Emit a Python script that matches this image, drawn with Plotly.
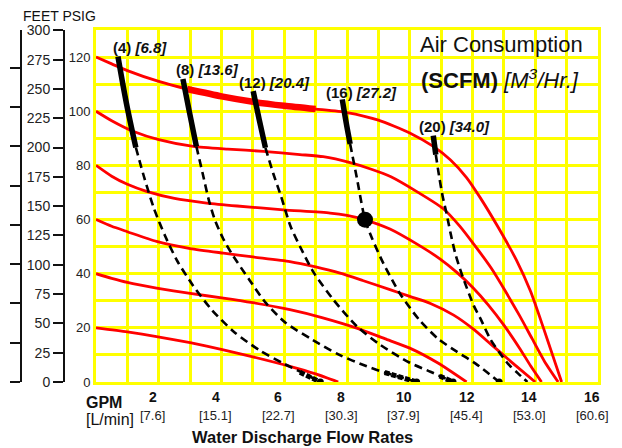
import plotly.graph_objects as go

# ---------------- data ----------------
GPM_LABEL_TICKS = [2, 4, 6, 8, 10, 12, 14, 16]
LPM_LABELS = ["[7.6]", "[15.1]", "[22.7]", "[30.3]", "[37.9]", "[45.4]", "[53.0]", "[60.6]"]
GPM_GRID = list(range(0, 17))
PSIG_LABELED = [0, 20, 40, 60, 80, 100, 120]
FEET_TICKS = list(range(0, 301, 25))
BAR_TICKS = list(range(0, 9))
PSI_MAX = 130
PSI_TO_FEET = 2.31
PSI_TO_BAR = 0.0689476

# pump curves (air inlet pressure psig) : GPM / discharge psig
C20_GPM = [0, 1, 1.93, 3, 4.06, 5, 6.18, 7, 7.72]
C20_PSI = [20, 18.5, 16.8, 14.5, 11.9, 9.3, 5.8, 3, 0]
C40_GPM = [0, 0.5, 1.0, 1.93, 3, 4.06, 5, 6.18, 7.2, 8.31, 9.2, 10.0, 10.9, 11.81]
C40_PSI = [40, 38.3, 36.8, 34.7, 32.7, 31.0, 29.3, 26.7, 23.8, 19.9, 16, 12.5, 7, 0]
C60_GPM = [0, 0.5, 1.0, 1.93, 3, 4.06, 5, 6.18, 7, 7.78, 8.5, 9.37, 10, 10.66, 11.4, 12.02, 12.6, 13.3, 14.0]
C60_PSI = [60, 57.5, 55.5, 51.9, 49.3, 47.6, 46.2, 44.5, 42.5, 40.2, 37.5, 34.1, 31.6, 29, 24.7, 19.6, 13.8, 6.8, 0]
C80_GPM = [0, 0.5, 1.0, 1.61, 2.5, 3.53, 4.5, 5.97, 7.46, 8.0, 8.57, 9.37, 10.22, 10.96, 11.5, 12.0, 12.5, 13.0, 13.5, 13.85, 14.2]
C80_PSI = [80, 76, 73, 70.4, 67.8, 66.1, 65, 63.6, 62.4, 61.5, 59.9, 56.5, 51, 45.5, 40.5, 35, 28.5, 21, 12.5, 6, 0]
C100_GPM = [0, 0.5, 1.2, 2, 3.1, 4.2, 5.33, 6.5, 7.24, 8.1, 8.8, 9.4, 10.2, 11.07, 11.6, 12.1, 12.6, 13.05, 13.5, 13.9, 14.3, 14.73]
C100_PSI = [100, 96.5, 92.5, 89.5, 87, 86, 85.2, 84, 83.2, 81, 78.5, 75.8, 70.5, 64, 57.5, 50, 42, 33.5, 24.5, 16, 7.5, 0]
C120_GPM = [0, 0.5, 1, 2, 2.9, 4, 5, 6, 7, 8, 9, 10, 10.75, 11.3, 11.81, 12.25, 12.8, 13.4, 13.85, 14.26, 14.55, 14.84]
C120_PSI = [120, 117.5, 115, 111, 108.2, 105.5, 103.5, 102, 100.8, 99.5, 96.7, 92, 87, 82, 75.5, 68, 57.5, 45, 33.5, 20, 10, 0]
INLET_PSI = [20, 40, 60, 80, 100, 120]
HIGHLIGHT_GPM_RANGE = [2.9, 7.0]   # emphasised span of the 120 psig curve

# air consumption lines (SCFM) [m3/h]
AIR_SCFM = [4, 8, 12, 16, 20]
AIR_M3H = ["6.8", "13.6", "20.4", "27.2", "34.0"]

A4_SOLID_GPM = [0.70, 0.97, 1.27]
A4_SOLID_PSI = [120.2, 102.9, 86.6]
A4_DASH_GPM = [1.27, 1.55, 1.85, 2.2, 2.6, 3.1, 3.7, 4.4, 5.2, 6.0, 6.6, 7.15]
A4_DASH_PSI = [86.6, 75, 64, 54, 44.5, 35.5, 26.5, 18.5, 11.8, 6.7, 3.3, 0]
A4_END_GPM = [6.5, 6.8, 7.15]
A4_END_PSI = [3.6, 2.0, 0]

A8_SOLID_GPM = [2.77, 2.98, 3.2]
A8_SOLID_PSI = [111.9, 99.5, 87]
A8_DASH_GPM = [3.2, 3.4, 3.6, 3.8, 4.05, 4.32, 4.89, 5.42, 6.05, 6.9, 7.74, 8.63, 9.26, 9.8, 10.22]
A8_DASH_PSI = [87, 77, 67, 59.5, 53, 47.5, 37.7, 29.1, 21.8, 15.6, 10.1, 5.8, 3.3, 1.5, 0]
A8_END_GPM = [9.2, 9.7, 10.22]
A8_END_PSI = [3.5, 1.7, 0]

A12_SOLID_GPM = [5.01, 5.2, 5.4]
A12_SOLID_PSI = [107.4, 97, 86.5]
A12_DASH_GPM = [5.4, 5.65, 5.9, 6.2, 6.53, 6.95, 7.58, 8.32, 9.05, 10.0, 10.66, 11.38]
A12_DASH_PSI = [86.5, 77, 68.5, 57.5, 49.4, 40.2, 30.2, 20.5, 13.8, 7.1, 3.8, 0]
A12_END_GPM = [10.95, 11.38]
A12_END_PSI = [2.2, 0]

A16_SOLID_GPM = [7.85, 7.97, 8.1]
A16_SOLID_PSI = [104.4, 96, 87.9]
A16_DASH_GPM = [8.1, 8.32, 8.574, 8.8, 9.16, 9.68, 10.3, 10.9, 11.5, 12.1, 12.85]
A16_DASH_PSI = [87.9, 75, 59.96, 53, 43.8, 32.8, 23, 16, 11.2, 6.8, 0]
A16_END_GPM = [12.85]
A16_END_PSI = [0]

A20_SOLID_GPM = [10.75, 10.83]
A20_SOLID_PSI = [91, 84]
A20_DASH_GPM = [10.83, 10.95, 11.05, 11.17, 11.3, 11.45, 11.65, 12.04, 12.25, 12.57, 12.85, 13.15, 13.45, 13.75]
A20_DASH_PSI = [84, 75, 68.5, 62.4, 55, 47.5, 40.1, 28.2, 23.5, 15.8, 11, 6.5, 3.2, 0]
A20_END_GPM = []
A20_END_PSI = []

OPERATING_POINT_GPM = [8.574]
OPERATING_POINT_PSI = [59.96]

# ---------------- figure ----------------
FONT = "Liberation Sans, Arial, sans-serif"
TXT = "#111111"
RED = "#FF0000"
YEL = "#FFFF00"

PAGE_OFF = 8          # default body margin of the html page
FW, FH = 622 - PAGE_OFF, 448 - PAGE_OFF
L, R, T, B = 0, 24, 22, 66
W = FW - L - R
H = FH - T - B


def fx(px):
    """reference-window pixel x -> paper x"""
    return (px - PAGE_OFF - L) / W


def fy(py):
    """reference-window pixel y -> paper y"""
    return (FH - B - (py - PAGE_OFF)) / H


fig = go.Figure()

curves = [(C20_GPM, C20_PSI), (C40_GPM, C40_PSI), (C60_GPM, C60_PSI),
          (C80_GPM, C80_PSI), (C100_GPM, C100_PSI), (C120_GPM, C120_PSI)]
for (g, p), ip in zip(curves, INLET_PSI):
    fig.add_trace(go.Scatter(x=g, y=p, mode="lines", name=f"{ip} psig",
                             line=dict(color=RED, width=2.8, shape="spline", smoothing=0.6),
                             hoverinfo="skip"))

hg = [g for g in C120_GPM if HIGHLIGHT_GPM_RANGE[0] <= g <= HIGHLIGHT_GPM_RANGE[1]]
hp = [p for g, p in zip(C120_GPM, C120_PSI) if HIGHLIGHT_GPM_RANGE[0] <= g <= HIGHLIGHT_GPM_RANGE[1]]
fig.add_trace(go.Scatter(x=hg, y=hp, mode="lines",
                         line=dict(color=RED, width=6.5, shape="spline", smoothing=0.6),
                         hoverinfo="skip"))

air = [
    (A4_SOLID_GPM, A4_SOLID_PSI, A4_DASH_GPM, A4_DASH_PSI, A4_END_GPM, A4_END_PSI),
    (A8_SOLID_GPM, A8_SOLID_PSI, A8_DASH_GPM, A8_DASH_PSI, A8_END_GPM, A8_END_PSI),
    (A12_SOLID_GPM, A12_SOLID_PSI, A12_DASH_GPM, A12_DASH_PSI, A12_END_GPM, A12_END_PSI),
    (A16_SOLID_GPM, A16_SOLID_PSI, A16_DASH_GPM, A16_DASH_PSI, A16_END_GPM, A16_END_PSI),
    (A20_SOLID_GPM, A20_SOLID_PSI, A20_DASH_GPM, A20_DASH_PSI, A20_END_GPM, A20_END_PSI),
]
for sg, sp, dg, dp, eg, ep in air:
    fig.add_trace(go.Scatter(x=dg, y=dp, mode="lines",
                             line=dict(color="black", width=2.6, dash="8px,5px",
                                       shape="spline", smoothing=0.7),
                             hoverinfo="skip"))
    fig.add_trace(go.Scatter(x=sg, y=sp, mode="lines",
                             line=dict(color="black", width=5.5, shape="spline"),
                             hoverinfo="skip"))
    if len(eg) > 1:
        fig.add_trace(go.Scatter(x=eg, y=ep, mode="lines",
                                 line=dict(color="black", width=5, dash="5px,2px"),
                                 hoverinfo="skip"))
    if len(eg) > 0:
        fig.add_trace(go.Scatter(x=eg[-1:], y=ep[-1:], mode="markers",
                                 marker=dict(color="black", size=7),
                                 hoverinfo="skip"))

fig.add_trace(go.Scatter(x=OPERATING_POINT_GPM, y=OPERATING_POINT_PSI, mode="markers",
                         marker=dict(color="black", size=16), hoverinfo="skip"))

# helper traces so the feet and bar axes exist
fig.add_trace(go.Scatter(x=[0], y=[0], yaxis="y2", mode="markers",
                         marker=dict(opacity=0), hoverinfo="skip"))
fig.add_trace(go.Scatter(x=[0], y=[0], yaxis="y3", mode="markers",
                         marker=dict(opacity=0), hoverinfo="skip"))

annotations = []
# x tick labels
for g, lab in zip(GPM_LABEL_TICKS, LPM_LABELS):
    annotations.append(dict(x=g, y=fy(397), xref="x", yref="paper", text=f"<b>{g}</b>",
                            showarrow=False, xshift=-6, yanchor="middle",
                            font=dict(size=14, color=TXT, family=FONT)))
    annotations.append(dict(x=g, y=fy(415), xref="x", yref="paper", text=lab,
                            showarrow=False, xshift=-6, yanchor="middle",
                            font=dict(size=13, color="#222", family=FONT)))
annotations += [
    dict(x=fx(84), y=fy(402), xref="paper", yref="paper", text="<b>GPM</b>",
         showarrow=False, xanchor="left", yanchor="middle",
         font=dict(size=16, color=TXT, family=FONT)),
    dict(x=fx(84), y=fy(419), xref="paper", yref="paper", text="[L/min]",
         showarrow=False, xanchor="left", yanchor="middle",
         font=dict(size=16, color=TXT, family=FONT)),
    dict(x=fx(302), y=fy(437), xref="paper", yref="paper", text="<b>Water Discharge Flow Rates</b>",
         showarrow=False, xanchor="center", yanchor="middle",
         font=dict(size=16.5, color=TXT, family=FONT)),
    dict(x=fx(22), y=fy(16), xref="paper", yref="paper", text="FEET PSIG",
         showarrow=False, xanchor="left", yanchor="middle", borderpad=0,
         font=dict(size=14, color=TXT, family=FONT)),
    dict(x=10.27, y=124.6, xref="x", yref="y", text="Air Consumption",
         showarrow=False, xanchor="left", yanchor="middle",
         font=dict(size=22, color=TXT, family=FONT)),
    dict(x=10.3, y=112.0, xref="x", yref="y",
         text="<b>(SCFM)</b> <i>[M<sup>3</sup>/Hr.]</i>",
         showarrow=False, xanchor="left", yanchor="middle",
         font=dict(size=22, color=TXT, family=FONT)),
]
label_xshift = [-7, -9, -16, -18, -16]
label_yshift = [9, 10, 9, 7, 9]
for (sg, sp, *_), scfm, m3, xs, ys in zip(air, AIR_SCFM, AIR_M3H, label_xshift, label_yshift):
    annotations.append(dict(x=sg[0], y=sp[0], xref="x", yref="y",
                            text=f"<b>({scfm}) <i>[{m3}]</i></b>", showarrow=False,
                            xanchor="left", yanchor="middle", xshift=xs, yshift=ys,
                            font=dict(size=15, color=TXT, family=FONT)))

fig.update_layout(
    width=FW, height=FH,
    margin=dict(l=L, r=R, t=T, b=B, autoexpand=False),
    paper_bgcolor="white", plot_bgcolor="white",
    showlegend=False, hovermode=False,
    font=dict(family=FONT, color=TXT),
    xaxis=dict(domain=[fx(96), 1], range=[0, 16], tickvals=GPM_GRID, showticklabels=False,
               ticks="", showgrid=True, gridcolor=YEL, gridwidth=3, zeroline=False,
               showline=True, mirror=True, linecolor=YEL, linewidth=3),
    yaxis=dict(range=[0, PSI_MAX], tickvals=PSIG_LABELED, ticks="",
               tickfont=dict(size=13, color="#222", family=FONT),
               showgrid=True, gridcolor=YEL, gridwidth=3, zeroline=False,
               minor=dict(dtick=10, showgrid=True, gridcolor=YEL, gridwidth=3, ticks=""),
               showline=True, mirror=True, linecolor=YEL, linewidth=3),
    yaxis2=dict(overlaying="y", anchor="free", position=fx(64), side="left",
                range=[0, PSI_MAX * PSI_TO_FEET], tickvals=FEET_TICKS,
                ticks="outside", ticklen=10, tickwidth=2, tickcolor=TXT,
                showline=True, linecolor=TXT, linewidth=2, showgrid=False, zeroline=False,
                tickfont=dict(size=14, color="#222", family=FONT)),
    yaxis3=dict(overlaying="y", anchor="free", position=fx(21), side="left",
                range=[0, PSI_MAX * PSI_TO_BAR], tickvals=BAR_TICKS,
                ticks="outside", ticklen=10, tickwidth=2, tickcolor=TXT,
                showline=True, linecolor=TXT, linewidth=2, showgrid=False, zeroline=False,
                showticklabels=False),
    annotations=annotations,
)

fig.write_html("out.html")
----------------
**Written request**
Reproduce the material above from its first line through the line containing "PSI_TO_BAR = 0.0689476", both ends included, and skip every picture.

**Completed exercise**
Emit a Python script that matches this image, drawn with Plotly.
import plotly.graph_objects as go

# ---------------- data ----------------
GPM_LABEL_TICKS = [2, 4, 6, 8, 10, 12, 14, 16]
LPM_LABELS = ["[7.6]", "[15.1]", "[22.7]", "[30.3]", "[37.9]", "[45.4]", "[53.0]", "[60.6]"]
GPM_GRID = list(range(0, 17))
PSIG_LABELED = [0, 20, 40, 60, 80, 100, 120]
FEET_TICKS = list(range(0, 301, 25))
BAR_TICKS = list(range(0, 9))
PSI_MAX = 130
PSI_TO_FEET = 2.31
PSI_TO_BAR = 0.0689476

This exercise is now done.